To navigate through the manual page, we need to know a few shortcuts which are part of the less
pager.
Although we can navigate through the less
pager using up & down arrows on our keyboards, some helpful shortcuts are:
Command | Action |
---|---|
<enter> |
go down one line |
spacebar |
go down one page (i.e. a screenful) |
b |
go backwards one page |
< |
go to the beginning of the document |
> |
go to the end of the document |
q |
quit |
Look through the manual page for the ls
command and answer the following question:
If we wanted to hide the group names in the long listing format, which extra options would we need set when searching our home directory?
We can also find out more about the less
pager by calling it’s own man
page.
Type the command:
man less
and the complete page will appear.
This can look a little overwhelming, so try pressing h
which will take you to a summary of the shortcut keys within less
.
There are a lot of them, so try out a few to jump through the file.
A good one to experiment with would be to search for patterns within the displayed text by prefacing any pattern with a slash.

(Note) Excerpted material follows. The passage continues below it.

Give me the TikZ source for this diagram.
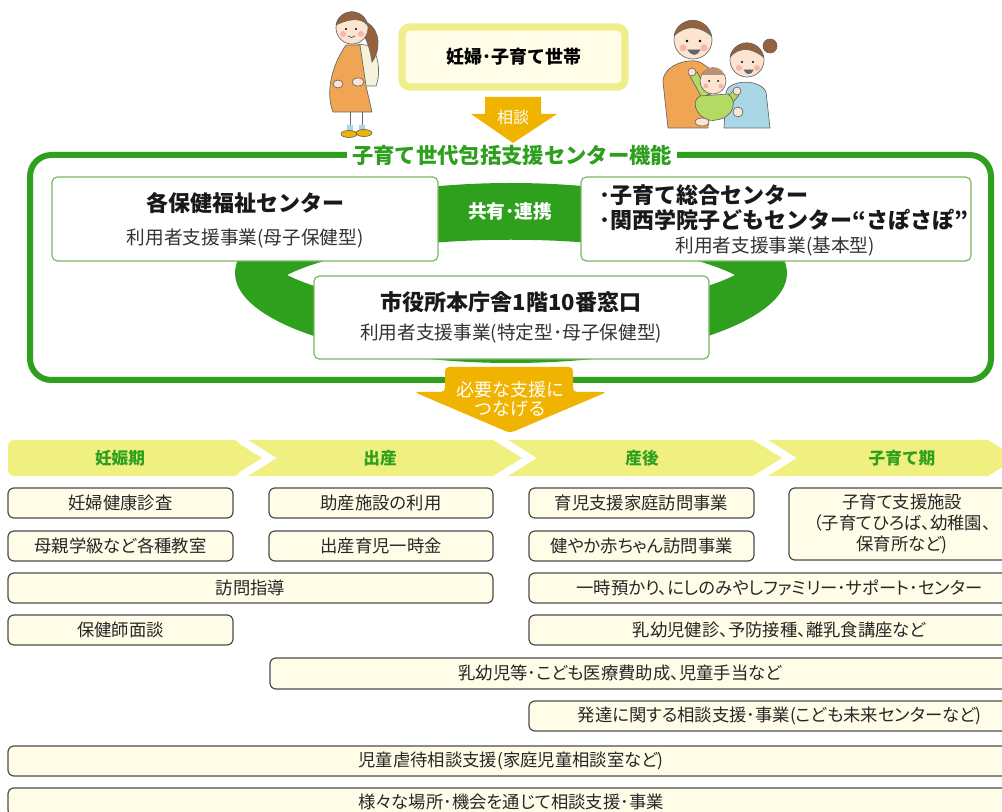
\documentclass[tikz,border=0pt]{standalone}
\usepackage{fontspec}
\setmainfont{Noto Sans CJK JP}
\newfontfamily\propfont{Noto Sans CJK JP}[RawFeature=+palt]
\usetikzlibrary{fit,calc}

\definecolor{hubgreen}{RGB}{46,160,30}
\definecolor{linkgreen}{RGB}{120,184,96}
\definecolor{arrowgold}{RGB}{240,180,0}
\definecolor{phaseyellow}{RGB}{240,240,128}
\definecolor{paleyellow}{RGB}{240,238,140}
\definecolor{cream}{RGB}{255,253,232}
\definecolor{skin}{RGB}{253,228,208}
\definecolor{hair}{RGB}{150,98,62}
\definecolor{dress}{RGB}{240,165,85}
\definecolor{cardigan}{RGB}{245,242,220}
\definecolor{shirtblue}{RGB}{170,215,230}
\definecolor{babygreen}{RGB}{180,218,100}
\definecolor{cheek}{RGB}{250,180,170}

\begin{document}
\begin{tikzpicture}[x=0.75pt, y=-0.75pt,
    head/.style={font=\fontsize{16.5}{19}\selectfont\bfseries, text=black!90},
    sub/.style={font=\fontsize{14}{16}\selectfont, text=black!80},
    centerbox/.style={draw=linkgreen, line width=0.9pt, fill=white, rounded corners=4pt, inner sep=0pt},
    item/.style={draw=black!70, line width=0.9pt, fill=cream, rounded corners=4.5pt, inner sep=0pt},
    itemtext/.style={font=\propfont\fontsize{13}{16}\selectfont, text=black!85, align=center},
    phase/.style={fill=phaseyellow},
    phaselabel/.style={font=\fontsize{12.5}{15}\selectfont\bfseries, text=hubgreen},
    bigarrow/.style={fill=arrowgold},
    ink/.style={draw=black!60, line width=0.5pt},
  ]
  \useasboundingbox (0,0) rectangle (1002,812);
  \clip (0,0) rectangle (1002,812);

  % pregnant woman
  \draw[black!60, line width=0.7pt] (350,112) -- (350,130) (362,112) -- (362,130);
  \fill[shirtblue] (347,125) rectangle (353,131) (359,125) rectangle (365,131);
  \filldraw[ink, fill=arrowgold] (349,134) ellipse [x radius=8, y radius=3.5] (364,133) ellipse [x radius=8, y radius=3.5];
  \filldraw[ink, fill=cardigan] (358,44) -- (372,46) .. controls (380,60) and (380,76) .. (376,86) -- (364,86) -- cycle;
  \filldraw[ink, fill=dress] (346,45) -- (360,45) -- (366,86) -- (372,112) -- (333,112)
    .. controls (326,95) and (330,68) .. (346,45);
  \filldraw[ink, fill=skin] (338,84) ellipse [x radius=5, y radius=4] (358,82) ellipse [x radius=6, y radius=4];
  \filldraw[ink, fill=hair] (366,22) .. controls (382,30) and (380,52) .. (372,62)
    .. controls (370,48) and (366,38) .. (362,32) -- cycle;
  \filldraw[ink, fill=skin] (352,28) circle [radius=16];
  \filldraw[ink, fill=hair] (336,25) arc [start angle=190, end angle=350, radius=16]
    .. controls (360,16) and (346,20) .. (336,25);
  \fill[cheek] (343,34) circle [radius=3] (361,34) circle [radius=3];
  \fill (346,29) circle [radius=1.2] (356,29) circle [radius=1.2];
  \draw[black!70, line width=0.5pt] (348,36) .. controls (350,38) and (353,38) .. (355,36);

  % family
  \filldraw[ink, fill=dress] (668,128) -- (663,82) .. controls (663,64) and (690,58) .. (700,62)
    -- (712,70) -- (708,128) -- cycle;
  \filldraw[ink, fill=shirtblue] (724,128) -- (726,92) .. controls (728,80) and (760,78) .. (766,92)
    -- (770,128) -- cycle;
  \filldraw[ink, fill=skin] (693,40) circle [radius=19];
  \filldraw[ink, fill=hair] (674,36) arc [start angle=190, end angle=350, radius=19]
    .. controls (700,26) and (686,24) .. (674,36);
  \fill[cheek] (683,48) circle [radius=3.5] (704,48) circle [radius=3.5];
  \fill (687,41) circle [radius=1.3] (700,41) circle [radius=1.3];
  \filldraw[ink, fill=black!60] (688,50) .. controls (692,56) and (697,56) .. (700,50) -- cycle;
  \filldraw[ink, fill=hair] (770,46) circle [radius=7];
  \filldraw[ink, fill=skin] (747,60) circle [radius=17];
  \filldraw[ink, fill=hair] (730,57) arc [start angle=190, end angle=350, radius=17]
    .. controls (752,48) and (740,46) .. (730,57);
  \fill[cheek] (739,68) circle [radius=3] (757,68) circle [radius=3];
  \fill (742,62) circle [radius=1.2] (753,62) circle [radius=1.2];
  \filldraw[ink, fill=black!60] (744,70) .. controls (747,75) and (751,75) .. (753,70) -- cycle;
  \filldraw[ink, fill=babygreen] (702,98) -- (690,76) -- (697,72) -- (709,94) -- cycle;
  \filldraw[ink, fill=babygreen] (724,100) -- (734,90) -- (739,95) -- (730,106) -- cycle;
  \filldraw[ink, fill=babygreen] (700,96) .. controls (688,102) and (700,124) .. (716,120)
    .. controls (734,118) and (738,100) .. (728,94) -- cycle;
  \filldraw[ink, fill=skin] (692,72) circle [radius=4] (737,91) circle [radius=4];
  \filldraw[ink, fill=skin] (702,122) ellipse [x radius=7, y radius=4] (738,112) ellipse [x radius=5, y radius=5];
  \filldraw[ink, fill=skin] (713,81) circle [radius=13];
  \fill[hair!70] (702,75) arc [start angle=200, end angle=340, radius=12] -- cycle;
  \fill[cheek] (706,86) circle [radius=2.5] (721,86) circle [radius=2.5];
  \fill (709,81) circle [radius=1] (718,81) circle [radius=1];

  % household and consultation arrow
  \node[fit={(402,27)(625,87)}, inner sep=0pt, draw=paleyellow, line width=5.5pt, fill=cream,
    rounded corners=6pt, label={[font=\fontsize{13.5}{16}\selectfont\bfseries]center:妊婦･子育て世帯}] (household) {};
  \fill[bigarrow] (485,97) -- (541,97) -- (541,114) -- (557,114) -- (513,143) -- (471,114) -- (485,114) -- cycle;
  \node[white, font=\fontsize{12}{14}\selectfont] (soudan) at (513,117) {相談};

  % support center frame
  \draw[hubgreen, line width=4.5pt, rounded corners=16pt] (30,155) rectangle (991,380);
  \node[fill=white, inner xsep=4pt, inner ysep=1pt, text=hubgreen,
    font=\fontsize{16}{19}\selectfont\bfseries] (hubtitle) at (512,155) {子育て世代包括支援センター機能};

  % ring linking the three counters
  \fill[hubgreen, even odd rule] (511,273) ellipse [x radius=276, y radius=90]
    (287,275) .. controls (380,228) and (642,228) .. (735,275)
    .. controls (642,322) and (380,322) .. (287,275);
  \node[white, font=\fontsize{14}{17}\selectfont\bfseries] (share) at (510,211) {共有･連携};

  \node[centerbox, fit={(52,177)(438,261)}] (hoken) {};
  \node[head] (hoken-t) at (245,203) {各保健福祉センター};
  \node[sub] (hoken-s) at (245,238) {利用者支援事業(母子保健型)};

  \node[centerbox, fit={(581,177)(971,261)}] (sogo) {};
  \node[head, anchor=west, inner sep=0pt] (sogo-a) at (599,195) {･子育て総合センター};
  \node[head, anchor=west, inner sep=0pt] (sogo-b) at (599,220) {･関西学院子どもセンター“さぽさぽ”};
  \node[sub] (sogo-s) at (775,246) {利用者支援事業(基本型)};

  \node[centerbox, fit={(314,276)(709,359)}] (madoguchi) {};
  \node[head] (madoguchi-t) at (511,302) {市役所本庁舎1階10番窓口};
  \node[sub] (madoguchi-s) at (511,333) {利用者支援事業(特定型･母子保健型)};

  % arrow down to the services
  \fill[bigarrow, rounded corners=3pt] (445,392) -- (445,367) -- (573,367) -- (573,392)
    -- (607,392) -- (510,433) -- (414,392) -- cycle;
  \node[white, font=\fontsize{13.5}{14.5}\selectfont, align=center] (connect) at (510,399) {必要な支援に\\つなげる};

  % life stages
  \fill[phase, rounded corners=4pt] (8,440) rectangle (240,476);
  \fill[phase] (230,440) -- (233,440) -- (262,458) -- (233,476) -- (230,476) -- cycle;
  \foreach \l/\r in {248/493, 508/753, 768/988}
    \fill[phase] (\l,440) -- (\r,440) -- (\r+29,458) -- (\r,476) -- (\l,476) -- (\l+29,458) -- cycle;
  \foreach \x/\t/\nm in {120/妊娠期/ninshin, 380/出産/shussan, 642/産後/sango, 902/子育て期/kosodate}
    \node[phaselabel] (\nm) at (\x,458) {\t};

  % services
  \node[item, fit={(8,488)(233,518)}, label={[itemtext]center:妊婦健康診査}] (kenshin) {};
  \node[item, fit={(8,531)(233,561)}, label={[itemtext]center:母親学級など各種教室}] (kyoshitsu) {};
  \node[item, fit={(8,573)(493,603)}, label={[itemtext]center:訪問指導}] (homon) {};
  \node[item, fit={(8,615)(233,645)}, label={[itemtext]center:保健師面談}] (hokenshi) {};
  \node[item, fit={(269,488)(493,518)}, label={[itemtext]center:助産施設の利用}] (josan) {};
  \node[item, fit={(269,531)(493,561)}, label={[itemtext]center:出産育児一時金}] (ichijikin) {};
  \node[item, fit={(529,488)(754,518)}, label={[itemtext]center:育児支援家庭訪問事業}] (ikuji) {};
  \node[item, fit={(529,531)(754,561)}, label={[itemtext]center:健やか赤ちゃん訪問事業}] (sukoyaka) {};
  \node[item, fit={(789,488)(1015,560)},
    label={[itemtext]center:{子育て支援施設\\（子育てひろば、幼稚園、\\保育所など)}}] (shisetsu) {};
  \node[item, fit={(529,573)(1030,603)},
    label={[itemtext]center:一時預かり、にしのみやしファミリー･サポート･センター}] (azukari) {};
  \node[item, fit={(529,615)(1030,645)}, label={[itemtext]center:乳幼児健診、予防接種、離乳食講座など}] (nyuyoji) {};
  \node[item, fit={(270,658)(1030,689)}] (josei) {};
  \node[itemtext] (josei-t) at (620,673) {乳幼児等･こども医療費助成、児童手当など};
  \node[item, fit={(529,701)(1030,731)},
    label={[itemtext]center:発達に関する相談支援･事業(こども未来センターなど)}] (hattatsu) {};
  \node[item, fit={(8,746)(1014,776)}, label={[itemtext]center:児童虐待相談支援(家庭児童相談室など)}] (gyakutai) {};
  \node[item, fit={(8,788)(1014,816)}, label={[itemtext]center:様々な場所･機会を通じて相談支援･事業}] (basho) {};
\end{tikzpicture}
\end{document}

Try searching for a common word like the or to to see how the function behaves, then try searching for something a bit more useful, like the word move.
As well as entering the command man
before the name of a command you need help with, you can often just enter the name of the command with the options -h
or --help
specified.
Note the convention of a single hyphen which indicates an individual letter will follow, or a double-hyphen which indicates that a word will follow.
Unfortunately the methods can vary a little from command to command, so if one method doesn’t get you the manual, just try one of the others.
We’ve already seen that the -h
option for ls
won’t be likely to get you the help page.
Hint: Sometimes it can take a little bit of looking to find something and it’s important to be realise we won’t break the computer or accidentally launch a nuclear bomb when we look around. It’s very much like picking up a piece of paper to see what’s under it. If you don’t find something at first, just keep looking and you’ll find it eventually.
Try accessing the manual for the command man
all three ways.
Was there a difference in the output depending on how we asked to view the manual?